Another distinctive feature of the home is its incorporation of recycled products. The wide-plank flooring (1-by-12-inch Ponderosa pine and Douglas fir) was sourced from an 1870s grain barn in Chase, British Columbia. In addition, all of the doors in the Chevigny home were created with recycled wood from a 1940s cedar log cabin that originally graced the property. The home also boasts geothermal heating and R-50 insulation.
 
 
“At Pioneer, we are firm believers in green building, sustainability, reforestation and using recycled materials,” André says with pride.
 
The home’s rotunda is another standout. The two-story structure houses a breakfast nook on the main floor and the master suite on the second. Colossal cedar posts and log roof system add drama, while the natural sunlight streaming through beautiful stained-glass windows imparts a sense of warmth and timeless charm.
 
“The master suite is probably my favorite place in the house,” says André. “There’s just so much beauty to take in.”
 
Indeed, beauty abounds throughout the home, from the copper-clad windows and trim, to the breathtaking views, to the impressive handcrafted logs that truly define the space. For André, the most beautiful thing of all is the strong bond of love that shaped the home.

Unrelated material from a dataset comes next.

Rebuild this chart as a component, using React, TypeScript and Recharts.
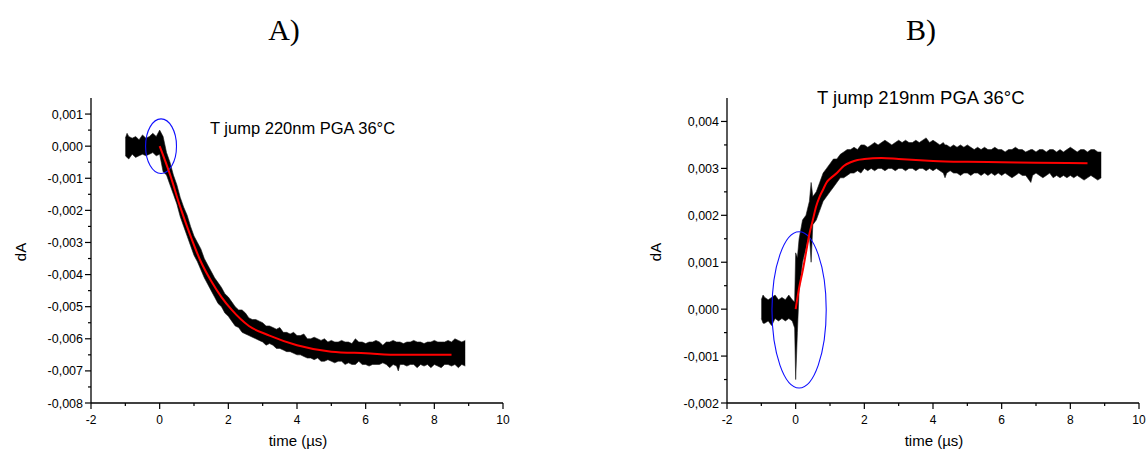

One favorite memory took place during the final stages of construction.
 
“We were pouring the last concrete slab, and we were there with all four kids at once, not an easy feat with everyone’s crazy schedules,” he says. “We all put our hands together to make an impression into the concrete that would forever remind us of the love that went into this home.”
 
 
No matter where life takes them, the imprint that the family forged together will always stay with them, reminding them of a very special connection that even the best reality show could never truly convey.